__Extracted material__:
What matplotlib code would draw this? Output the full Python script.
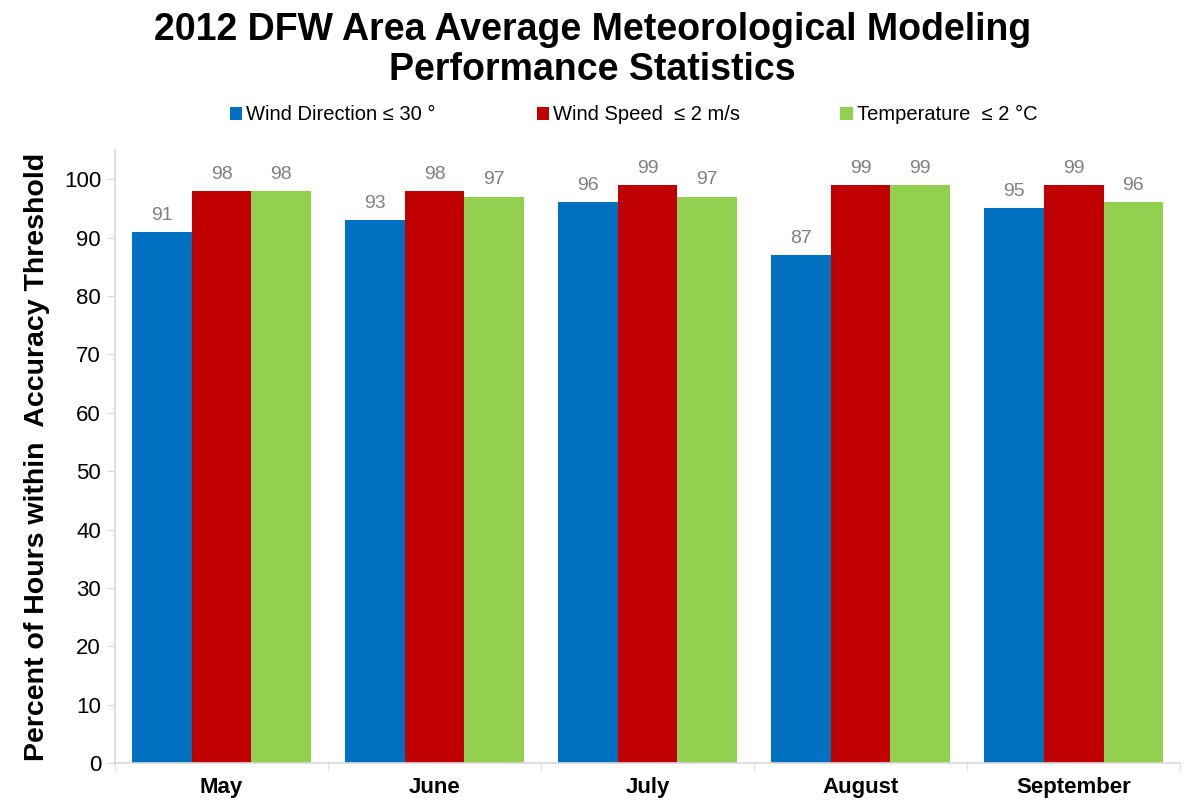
import numpy as np
import matplotlib.pyplot as plt

plt.rcParams['font.family'] = ['Liberation Sans', 'DejaVu Sans']

months = ["May", "June", "July", "August", "September"]
wind_dir = [91, 93, 96, 87, 95]
wind_speed = [98, 98, 99, 99, 99]
temperature = [98, 97, 97, 99, 96]

series = [
    ("Wind Direction \u2264 30 \u00b0", wind_dir, "#0070C0"),
    ("Wind Speed  \u2264 2 m/s", wind_speed, "#C00000"),
    ("Temperature  \u2264 2 \u00b0C", temperature, "#92D050"),
]

fig = plt.figure(figsize=(11.85, 8.06), dpi=100)
ax = fig.add_axes([0.097, 0.053, 0.899, 0.761])

x = np.arange(len(months))
width = 0.28
for i, (label, vals, color) in enumerate(series):
    pos = x + (i - 1) * width
    bars = ax.bar(pos, vals, width, color=color, label=label)
    for b, v in zip(bars, vals):
        ax.text(b.get_x() + b.get_width() / 2, v + 1.4, str(v), ha="center",
                va="bottom", fontsize=14, color="#808080")

ax.set_xlim(-0.5, len(months) - 0.5)
ax.set_ylim(0, 105)
ax.set_yticks(range(0, 101, 10))
ax.tick_params(axis="y", labelsize=16, length=6, color="#d9d9d9", pad=4)
ax.set_xticks(x)
ax.set_xticklabels(months, fontsize=16, fontweight="bold")
ax.tick_params(axis="x", length=0, pad=10)
# category separators below the axis
ax.set_xticks(np.arange(len(months) + 1) - 0.5, minor=True)
ax.tick_params(axis="x", which="minor", length=6, color="#d9d9d9")

for s in ["top", "right"]:
    ax.spines[s].set_visible(False)
for s in ["left", "bottom"]:
    ax.spines[s].set_color("#d9d9d9")
    ax.spines[s].set_linewidth(1.2)

ax.set_ylabel("Percent of Hours within  Accuracy Threshold", fontsize=20.5,
              fontweight="bold", labelpad=10)

fig.suptitle("2012 DFW Area Average Meteorological Modeling\nPerformance Statistics",
             fontsize=27, fontweight="bold", y=0.985, linespacing=1.15)

ax.legend(loc="lower center", bbox_to_anchor=(0.487, 1.012), ncol=3, frameon=False,
          fontsize=14.5, handlelength=0.6, handleheight=0.6, handletextpad=0.2,
          columnspacing=5)

fig.savefig("out.png", dpi=100)
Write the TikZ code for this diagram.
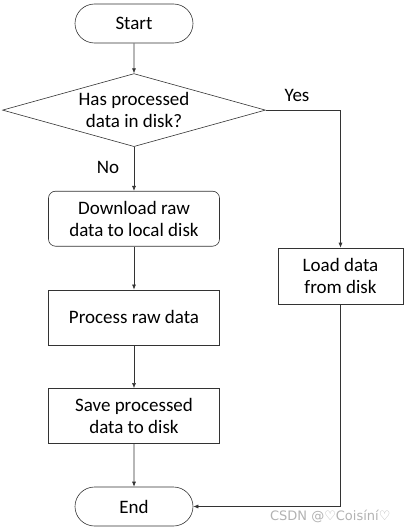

__Task prompt__: Of the lines in the entries above, how many include "code"? Only the number should be given.

__Response to the task__: 2